The transition from STEM (science, technology, engineering and mathematics) learning through to its incorporation of the letter “A” for “the Arts” (STEAM) has been moving swiftly to the forefront of education practise over the past few years.
Including “the Arts” within the STEM programme can open new career opportunities for children, careers that they may not have previously thought about or careers that they believed were impossible to achieve.
Is STEAM learning positive?
Much has been said about the inclusion of STEAM programmes within UK schools, with a general positivity around the support it gives to children who are now looking at a future with science, technology, engineering and maths at the heart of it.
Focus has been directed through curriculums in recent years and schools are creating their own initiatives to support STEAM learning, these include:
- Before, lunchtime and after-school STEAM meetups/clubs/programmes
- Bring your own device plans (BYOD)
- Coding programmes, initiatives and clubs
- Specialist STEAM days for deeper exploration and understanding
- STEAM curriculum, where STEAM projects are embedded
- Providing mobile devices, computer access and other devices for each child
- Robotics programmes
While the initiatives above can cover of the key pillars of STEM learning, without the “A”, the process of creativity, risk-taking and innovation is lacking.
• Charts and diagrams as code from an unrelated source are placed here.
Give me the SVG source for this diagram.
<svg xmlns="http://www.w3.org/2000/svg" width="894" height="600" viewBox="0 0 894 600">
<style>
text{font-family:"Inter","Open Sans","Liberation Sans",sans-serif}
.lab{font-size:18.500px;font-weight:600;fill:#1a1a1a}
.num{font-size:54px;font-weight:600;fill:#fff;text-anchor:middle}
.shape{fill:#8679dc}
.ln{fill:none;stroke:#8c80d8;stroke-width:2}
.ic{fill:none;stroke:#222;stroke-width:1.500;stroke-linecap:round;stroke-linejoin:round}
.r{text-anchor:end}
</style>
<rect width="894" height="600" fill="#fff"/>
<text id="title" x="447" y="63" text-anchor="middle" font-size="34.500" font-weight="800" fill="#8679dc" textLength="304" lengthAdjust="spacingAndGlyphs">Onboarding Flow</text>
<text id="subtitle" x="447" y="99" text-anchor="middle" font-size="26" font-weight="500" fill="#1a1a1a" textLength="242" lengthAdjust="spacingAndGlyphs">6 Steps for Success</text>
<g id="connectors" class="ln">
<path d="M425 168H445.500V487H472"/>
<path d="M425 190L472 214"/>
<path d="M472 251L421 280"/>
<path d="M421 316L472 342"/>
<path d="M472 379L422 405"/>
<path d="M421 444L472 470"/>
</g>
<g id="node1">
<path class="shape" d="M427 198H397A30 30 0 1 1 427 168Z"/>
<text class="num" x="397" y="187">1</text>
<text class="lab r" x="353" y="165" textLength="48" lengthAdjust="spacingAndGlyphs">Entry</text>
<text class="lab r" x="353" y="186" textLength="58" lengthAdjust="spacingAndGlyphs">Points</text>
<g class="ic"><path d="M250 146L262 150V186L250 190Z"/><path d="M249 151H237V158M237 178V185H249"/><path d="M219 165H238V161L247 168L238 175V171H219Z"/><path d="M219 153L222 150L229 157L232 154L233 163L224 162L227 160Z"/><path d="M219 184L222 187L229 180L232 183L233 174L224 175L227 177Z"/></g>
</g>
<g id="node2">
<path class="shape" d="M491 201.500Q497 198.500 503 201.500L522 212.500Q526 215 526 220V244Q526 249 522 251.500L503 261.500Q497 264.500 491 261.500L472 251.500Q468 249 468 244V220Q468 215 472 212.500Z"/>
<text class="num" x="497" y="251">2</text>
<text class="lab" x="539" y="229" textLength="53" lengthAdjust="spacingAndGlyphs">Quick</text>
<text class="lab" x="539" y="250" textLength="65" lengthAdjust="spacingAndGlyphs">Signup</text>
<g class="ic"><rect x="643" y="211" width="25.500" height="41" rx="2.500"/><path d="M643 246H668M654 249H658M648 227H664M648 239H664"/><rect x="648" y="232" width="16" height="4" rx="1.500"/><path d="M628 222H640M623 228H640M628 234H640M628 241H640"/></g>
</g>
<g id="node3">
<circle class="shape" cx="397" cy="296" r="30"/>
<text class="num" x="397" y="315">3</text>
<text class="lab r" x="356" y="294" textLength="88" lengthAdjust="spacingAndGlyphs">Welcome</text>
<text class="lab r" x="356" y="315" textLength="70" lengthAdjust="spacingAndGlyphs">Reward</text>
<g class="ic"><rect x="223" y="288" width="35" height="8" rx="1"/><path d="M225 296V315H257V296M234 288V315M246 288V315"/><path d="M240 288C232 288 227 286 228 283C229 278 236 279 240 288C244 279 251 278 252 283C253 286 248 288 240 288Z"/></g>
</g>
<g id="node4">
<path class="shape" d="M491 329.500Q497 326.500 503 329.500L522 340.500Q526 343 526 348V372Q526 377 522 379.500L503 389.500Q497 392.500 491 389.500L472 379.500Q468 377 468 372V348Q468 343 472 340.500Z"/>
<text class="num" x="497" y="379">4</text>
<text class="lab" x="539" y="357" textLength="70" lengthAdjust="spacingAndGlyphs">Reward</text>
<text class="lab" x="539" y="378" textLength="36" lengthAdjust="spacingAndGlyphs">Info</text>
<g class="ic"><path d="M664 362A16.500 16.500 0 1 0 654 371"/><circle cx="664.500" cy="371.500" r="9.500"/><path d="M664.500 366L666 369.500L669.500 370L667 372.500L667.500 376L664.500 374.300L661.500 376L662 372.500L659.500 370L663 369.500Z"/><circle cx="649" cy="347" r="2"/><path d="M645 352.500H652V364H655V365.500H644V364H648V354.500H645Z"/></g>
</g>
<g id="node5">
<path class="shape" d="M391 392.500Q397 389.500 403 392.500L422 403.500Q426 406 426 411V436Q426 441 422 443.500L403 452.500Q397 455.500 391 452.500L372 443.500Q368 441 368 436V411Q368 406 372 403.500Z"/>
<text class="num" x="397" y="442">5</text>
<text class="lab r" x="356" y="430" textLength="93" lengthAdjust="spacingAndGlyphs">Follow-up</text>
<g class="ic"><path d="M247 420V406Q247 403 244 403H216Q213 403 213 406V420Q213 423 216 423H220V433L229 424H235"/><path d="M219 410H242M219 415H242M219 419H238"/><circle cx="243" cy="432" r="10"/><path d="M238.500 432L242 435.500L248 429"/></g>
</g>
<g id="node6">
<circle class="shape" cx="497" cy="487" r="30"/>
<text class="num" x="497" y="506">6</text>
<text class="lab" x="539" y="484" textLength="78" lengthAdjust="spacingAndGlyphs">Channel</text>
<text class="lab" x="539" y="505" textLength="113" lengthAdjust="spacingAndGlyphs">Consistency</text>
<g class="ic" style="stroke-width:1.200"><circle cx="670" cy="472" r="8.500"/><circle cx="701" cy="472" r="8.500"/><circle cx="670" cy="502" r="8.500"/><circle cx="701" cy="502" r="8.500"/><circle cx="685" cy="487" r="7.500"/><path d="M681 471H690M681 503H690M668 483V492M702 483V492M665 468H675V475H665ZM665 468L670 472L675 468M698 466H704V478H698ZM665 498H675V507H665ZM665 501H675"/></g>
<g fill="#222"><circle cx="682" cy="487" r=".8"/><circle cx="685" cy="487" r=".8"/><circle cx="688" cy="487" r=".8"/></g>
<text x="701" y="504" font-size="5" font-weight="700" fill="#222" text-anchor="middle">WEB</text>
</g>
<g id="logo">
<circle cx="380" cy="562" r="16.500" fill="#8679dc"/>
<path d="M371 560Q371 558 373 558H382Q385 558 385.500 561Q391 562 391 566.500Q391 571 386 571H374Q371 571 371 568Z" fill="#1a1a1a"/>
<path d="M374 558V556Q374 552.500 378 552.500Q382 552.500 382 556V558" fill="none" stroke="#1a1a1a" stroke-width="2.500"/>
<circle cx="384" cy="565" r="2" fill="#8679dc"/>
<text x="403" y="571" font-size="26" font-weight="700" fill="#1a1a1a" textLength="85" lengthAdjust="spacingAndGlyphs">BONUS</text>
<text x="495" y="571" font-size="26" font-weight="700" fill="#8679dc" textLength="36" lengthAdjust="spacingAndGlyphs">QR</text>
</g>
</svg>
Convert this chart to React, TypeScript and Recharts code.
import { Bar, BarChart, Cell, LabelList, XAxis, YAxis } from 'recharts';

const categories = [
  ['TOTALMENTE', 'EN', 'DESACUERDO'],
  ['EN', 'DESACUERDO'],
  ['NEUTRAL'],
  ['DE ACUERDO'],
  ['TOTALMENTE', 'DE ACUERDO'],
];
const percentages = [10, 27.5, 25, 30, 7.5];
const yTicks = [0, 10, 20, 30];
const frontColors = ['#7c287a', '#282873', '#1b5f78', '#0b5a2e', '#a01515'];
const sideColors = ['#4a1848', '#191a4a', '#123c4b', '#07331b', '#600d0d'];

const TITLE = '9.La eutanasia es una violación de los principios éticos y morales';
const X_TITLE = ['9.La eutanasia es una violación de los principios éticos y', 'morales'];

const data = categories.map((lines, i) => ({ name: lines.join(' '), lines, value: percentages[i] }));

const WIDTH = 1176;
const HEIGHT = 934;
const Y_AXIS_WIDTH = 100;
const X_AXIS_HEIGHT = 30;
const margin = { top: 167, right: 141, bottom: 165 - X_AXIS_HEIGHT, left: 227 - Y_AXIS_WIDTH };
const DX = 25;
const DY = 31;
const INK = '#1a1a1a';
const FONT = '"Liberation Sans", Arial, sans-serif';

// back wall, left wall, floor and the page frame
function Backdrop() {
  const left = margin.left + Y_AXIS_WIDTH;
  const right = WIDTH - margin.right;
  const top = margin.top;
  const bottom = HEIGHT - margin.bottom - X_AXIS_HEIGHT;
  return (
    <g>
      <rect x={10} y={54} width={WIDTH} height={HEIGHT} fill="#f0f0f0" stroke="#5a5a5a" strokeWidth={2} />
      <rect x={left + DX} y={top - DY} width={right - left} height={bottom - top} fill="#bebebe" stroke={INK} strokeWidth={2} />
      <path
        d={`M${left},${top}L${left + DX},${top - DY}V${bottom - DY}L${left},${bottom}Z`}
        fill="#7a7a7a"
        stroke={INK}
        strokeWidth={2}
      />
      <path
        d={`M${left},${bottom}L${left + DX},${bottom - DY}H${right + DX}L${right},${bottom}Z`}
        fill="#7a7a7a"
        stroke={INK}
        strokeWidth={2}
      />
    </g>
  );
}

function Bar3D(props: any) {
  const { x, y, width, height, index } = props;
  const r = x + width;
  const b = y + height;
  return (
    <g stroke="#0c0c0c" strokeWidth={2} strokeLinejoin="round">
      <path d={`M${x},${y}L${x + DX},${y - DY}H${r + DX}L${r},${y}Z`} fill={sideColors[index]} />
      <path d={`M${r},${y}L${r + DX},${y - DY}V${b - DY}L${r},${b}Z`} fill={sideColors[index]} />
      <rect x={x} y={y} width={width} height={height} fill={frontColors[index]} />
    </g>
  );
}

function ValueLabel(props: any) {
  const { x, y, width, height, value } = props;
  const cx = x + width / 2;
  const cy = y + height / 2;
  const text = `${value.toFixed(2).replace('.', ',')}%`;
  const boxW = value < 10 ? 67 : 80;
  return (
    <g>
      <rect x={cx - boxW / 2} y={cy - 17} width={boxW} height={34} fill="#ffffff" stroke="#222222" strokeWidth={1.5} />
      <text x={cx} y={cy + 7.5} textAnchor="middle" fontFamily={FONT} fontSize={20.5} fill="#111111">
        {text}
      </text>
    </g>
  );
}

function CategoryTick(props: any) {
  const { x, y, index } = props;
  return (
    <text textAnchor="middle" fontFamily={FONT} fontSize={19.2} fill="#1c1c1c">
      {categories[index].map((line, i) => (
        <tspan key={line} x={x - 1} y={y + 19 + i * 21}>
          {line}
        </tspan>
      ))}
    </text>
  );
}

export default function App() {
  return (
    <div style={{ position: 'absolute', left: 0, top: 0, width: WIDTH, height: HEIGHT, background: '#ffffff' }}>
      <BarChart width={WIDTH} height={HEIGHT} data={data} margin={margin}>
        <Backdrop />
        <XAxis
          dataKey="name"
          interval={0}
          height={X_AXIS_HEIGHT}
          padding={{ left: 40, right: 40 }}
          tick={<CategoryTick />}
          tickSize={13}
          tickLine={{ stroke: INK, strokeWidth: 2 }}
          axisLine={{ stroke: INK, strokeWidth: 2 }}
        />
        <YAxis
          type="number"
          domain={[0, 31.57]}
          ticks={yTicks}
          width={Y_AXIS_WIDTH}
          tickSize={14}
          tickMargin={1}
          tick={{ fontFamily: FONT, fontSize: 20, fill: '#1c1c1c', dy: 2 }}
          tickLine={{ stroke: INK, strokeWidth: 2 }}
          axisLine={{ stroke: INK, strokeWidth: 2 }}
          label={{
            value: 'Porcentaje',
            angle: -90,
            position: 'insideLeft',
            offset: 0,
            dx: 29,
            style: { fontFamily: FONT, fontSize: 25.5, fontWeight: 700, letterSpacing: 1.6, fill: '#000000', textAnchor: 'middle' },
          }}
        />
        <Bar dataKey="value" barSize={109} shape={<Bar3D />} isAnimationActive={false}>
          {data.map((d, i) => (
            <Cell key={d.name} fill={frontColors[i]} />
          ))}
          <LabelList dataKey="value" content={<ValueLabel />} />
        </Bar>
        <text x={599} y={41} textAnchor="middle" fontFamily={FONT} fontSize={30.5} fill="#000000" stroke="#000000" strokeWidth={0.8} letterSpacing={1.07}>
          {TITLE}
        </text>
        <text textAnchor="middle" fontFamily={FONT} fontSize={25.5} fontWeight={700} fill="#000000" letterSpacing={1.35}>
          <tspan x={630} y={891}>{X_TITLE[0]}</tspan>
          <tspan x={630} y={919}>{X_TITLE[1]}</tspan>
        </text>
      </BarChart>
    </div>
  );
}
Robotics and programming are the area we’d like to focus on in this blog – bringing “the Arts” into the STEM planning.
STEAM takes STEM to the next level: it allows students to connect their learning in these critical areas together with arts practices, elements, design principles, and standards to provide the whole fresh raft of learning to their fingertips.
Educational robotics helps to increase the enjoyment levels of STEAM lessons
Children enjoy exercising their creativity, this is shown through the increased popularity of Scratch programming, Minecraft and other collaborative building games and programs. Hands-on, physical products are now giving another visual edge to this form of learning too. Using programmable and floor robots can entice children to begin creating from an early age, giving them a good foundation to understand more complex technological skills later in life.
Important lessons are always being learnt when using robotics, it is a constant thinking process. Children can understand problem solving, logical thinking, engineering, coding and physics whilst ultimately having a fun experience!
How to challenge using robotics
With smarter robots, you are able to challenge your class in ways which will provide greater outcomes. Here are some simple but effective ways to use robots to challenge your students:
1. Hold a programming challenge
Ask your students to get into groups and complete a task using teamwork, creativity and collaboration. Have them concentrate on maximising the efficiency in their design. Innovation is the key and the most creative group with the most impressive outcome for the task you’ve set (e.g. complete an obstacle course) will win the contest!
2. Hold a ‘debugging’ challenge
Code a number of robots with the same errors then ask students, in groups, to solve the problem of why the robot isn’t performing the commands you’ve asked of it. The first group to ‘debug’ the code and have the robot complete the original task, wins! This challenge helps with problem solving, analytical thinking, leadership and collaboration.
3. Hold the design / advertise / demo challenge
In ‘The Apprentice’ style, have groups of students discuss the use for a new robot, the design, build and programming – then have them pitch it to the class including a demonstration. In the real tech market, this is how the process would work in pitching new ideas – great for presentation skills, design, creativity and innovative thinking. Have the rest of the class vote on their favourite pitch!